I do care a bit more about where they did their residency (and further training), since that’s where doctors learn the ins and outs of their specialties. Nonetheless, I place more stock in board certification, since it is a standardized measure that is the same for everyone.
Check for Medical Malpractice Cases and Claims
Let me make one thing clear from the outset. A lawsuit is a claim. It does not mean that a doctor committed malpractice; all it means is that someone filed a claim against them. It is, however, information that is part of a background check, and that you can use or not use, according to your best judgment.
Finding Claims and Lawsuits
This can be really hard, mainly because of the different state and federal court systems, and the way records are kept. However, here’s how to do a free and basic search that may find a doctor and turn up some (but not necessarily all) medical malpractice cases against that physician:
Then, on the next screen, make sure to check all state and all federal courts:
Then, click done, and search by the doctor’s name.
This will search mainly for things that judges have written in cases. It will probably not search every possible case.
2. Sometimes, your state license search will turn up medical malpractice cases and claims.
3. You can look for filed lawsuits by, usually, searching state court records. This is very difficult because some states allow you to search statewide, but many require you to query each county. Therefore, I would limit myself only to the county where the doctor works (or has worked), but you can look in as many as you want.
The way to find these search functions is to simply Google the name of the county, and “case search” or “case docket search” or something similar.
Again, the mere fact of filed medical malpractice cases and claims don’t mean the doctor did anything wrong. They mean that someone, at some point, alleged they did. However, they’re pieces of information you can consider.
Check Rating Websites
These days, there are websites where people rate and review doctors, such as Healthgrades and even Google Maps. These reviews may or may not be useful, depending on many factors such as number of reviews and how detailed and well-written they are.
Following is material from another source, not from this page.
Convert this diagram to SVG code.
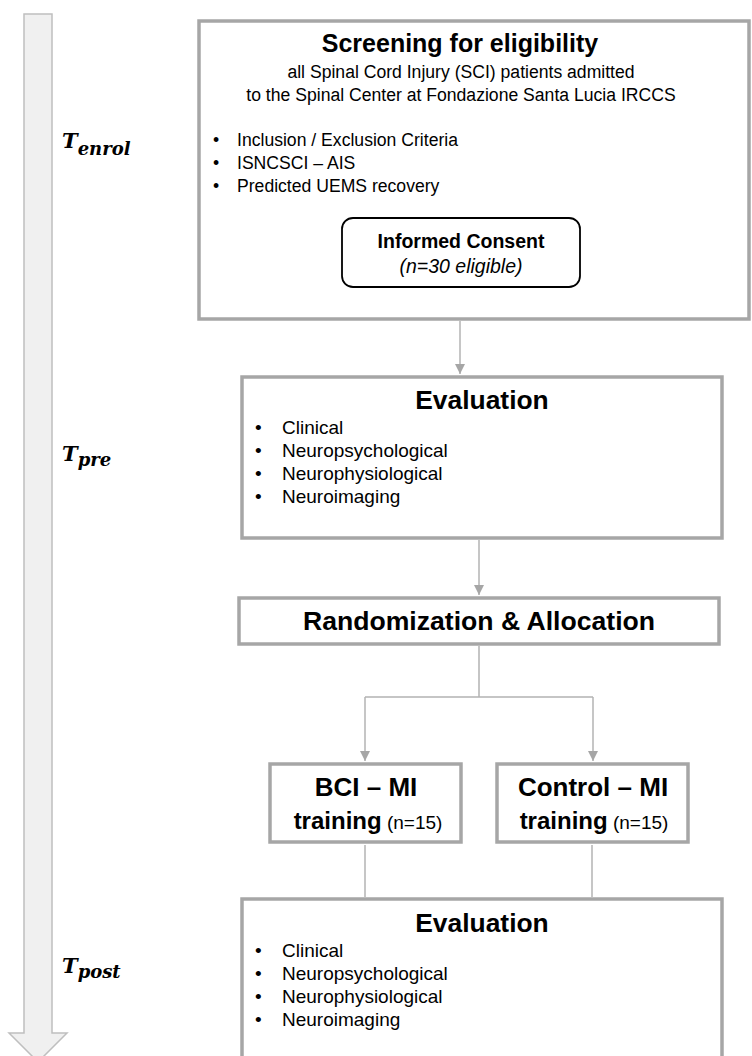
<svg xmlns="http://www.w3.org/2000/svg" width="752" height="1056" viewBox="0 0 752 1056">
<style>
.box{fill:#fff;stroke:#a6a6a6;stroke-width:3.5}
.conn{fill:none;stroke:#b3b3b3;stroke-width:1.5}
.t{font-family:"Liberation Sans",Arial,sans-serif;fill:#000}
.b{font-weight:bold}
.tl{font-family:"DejaVu Serif","Liberation Serif",serif;font-weight:bold;font-style:italic;fill:#000}
</style>
<defs>
<marker id="ah" viewBox="0 0 10 10" refX="10" refY="5" markerWidth="10" markerHeight="10" markerUnits="userSpaceOnUse" orient="auto">
<path d="M0,0 L10,5 L0,10 Z" fill="#a6a6a6"/>
</marker>
</defs>
<g id="timeline">
<path d="M24,14 H52 V1033 H67 L38,1062 L9,1033 H24 Z" fill="#f0f0f0" stroke="#bfbfbf" stroke-width="1.5"/>
<text class="tl" x="62" y="148" font-size="21">T<tspan font-size="18" dy="7">enrol</tspan></text>
<text class="tl" x="62" y="461" font-size="21">T<tspan font-size="18" dy="5">pre</tspan></text>
<text class="tl" x="62" y="973" font-size="21">T<tspan font-size="18" dy="5">post</tspan></text>
</g>
<g id="connectors">
<line class="conn" x1="460" y1="321" x2="460" y2="374" marker-end="url(#ah)"/>
<line class="conn" x1="479" y1="540" x2="479" y2="595" marker-end="url(#ah)"/>
<path class="conn" d="M479,646 V697 M365,697 H593"/>
<line class="conn" x1="365" y1="697" x2="365" y2="761" marker-end="url(#ah)"/>
<line class="conn" x1="593" y1="697" x2="593" y2="761" marker-end="url(#ah)"/>
<line class="conn" x1="365" y1="845" x2="365" y2="897"/>
<line class="conn" x1="592" y1="845" x2="592" y2="897"/>
</g>
<g id="screening">
<rect class="box" x="199" y="21" width="550" height="298"/>
<text class="t b" x="460" y="52" font-size="25" text-anchor="middle">Screening for eligibility</text>
<text class="t" x="461" y="78" font-size="17.6" text-anchor="middle">all Spinal Cord Injury (SCI) patients admitted</text>
<text class="t" x="461" y="101" font-size="17.6" text-anchor="middle">to the Spinal Center at Fondazione Santa Lucia IRCCS</text>
<text class="t" font-size="17.6"><tspan x="213" y="146">•</tspan><tspan x="237" y="146">Inclusion / Exclusion Criteria</tspan><tspan x="213" y="169">•</tspan><tspan x="237" y="169">ISNCSCI – AIS</tspan><tspan x="213" y="192">•</tspan><tspan x="237" y="192">Predicted UEMS recovery</tspan></text>
</g>
<g id="consent">
<rect x="342" y="218" width="238" height="69" rx="11" fill="#fff" stroke="#000" stroke-width="1.8"/>
<text class="t b" x="461" y="248" font-size="19.5" text-anchor="middle">Informed Consent</text>
<text class="t" x="461" y="273" font-size="19.5" font-style="italic" text-anchor="middle">(n=30 eligible)</text>
</g>
<g id="eval-pre">
<rect class="box" x="242" y="377" width="480" height="161"/>
<text class="t b" x="482" y="409" font-size="26.4" text-anchor="middle">Evaluation</text>
<text class="t" font-size="19"><tspan x="255" y="434">•</tspan><tspan x="282" y="434">Clinical</tspan><tspan x="255" y="457">•</tspan><tspan x="282" y="457">Neuropsychological</tspan><tspan x="255" y="480">•</tspan><tspan x="282" y="480">Neurophysiological</tspan><tspan x="255" y="503">•</tspan><tspan x="282" y="503">Neuroimaging</tspan></text>
</g>
<g id="randomization">
<rect class="box" x="239" y="598" width="480" height="46"/>
<text class="t b" x="479" y="630" font-size="26.6" text-anchor="middle">Randomization &amp; Allocation</text>
</g>
<g id="bci">
<rect class="box" x="270" y="764" width="191" height="78"/>
<text class="t b" x="366" y="796" font-size="26" text-anchor="middle">BCI – MI</text>
<text class="t" x="368" y="829" text-anchor="middle"><tspan class="b" font-size="24">training</tspan><tspan font-size="19"> (n=15)</tspan></text>
</g>
<g id="control">
<rect class="box" x="497" y="764" width="191" height="78"/>
<text class="t b" x="593" y="796" font-size="26" text-anchor="middle">Control – MI</text>
<text class="t" x="594" y="829" text-anchor="middle"><tspan class="b" font-size="24">training</tspan><tspan font-size="19"> (n=15)</tspan></text>
</g>
<g id="eval-post">
<rect class="box" x="242" y="899" width="480" height="170"/>
<text class="t b" x="482" y="932" font-size="26.4" text-anchor="middle">Evaluation</text>
<text class="t" font-size="19"><tspan x="255" y="957">•</tspan><tspan x="282" y="957">Clinical</tspan><tspan x="255" y="980">•</tspan><tspan x="282" y="980">Neuropsychological</tspan><tspan x="255" y="1003">•</tspan><tspan x="282" y="1003">Neurophysiological</tspan><tspan x="255" y="1026">•</tspan><tspan x="282" y="1026">Neuroimaging</tspan></text>
</g>
</svg>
One the one hand, you may not want to put much stock on a single bad review. One other other, if a doctor has 90 bad reviews and 10 good ones, that may give you pause.
Find A Doctor Linked A Prestigious Health System
This a more a shortcut to use to find a doctor, than a screening method. If a doctor is part of, or linked to, a prestigious health system (including medical school systems), it’s likely that such physician has been checked out by that system and is considered a good doctor. I can’t imagine, for instance, that a major university will knowingly have an incompetent doctor working for it or teaching there.
That said, many excellent doctors have their own practices and are not associated with major systems or universities. However, like I said, such associations can be a quick way to check if a doctor is well-credentialed.
Summing It Up
Well, there you have it. I think judgment is key here. I myself won’t go through all this background check rigmarole if all I have is a cold and need a doctor quickly. However, if I’m having open-heart surgery, you bet I’ll research the surgeon before going under the knife.
Knowledge is power. How you use it is up to you.
What do you think about running a background check on a new doctor? How do you find a doctor?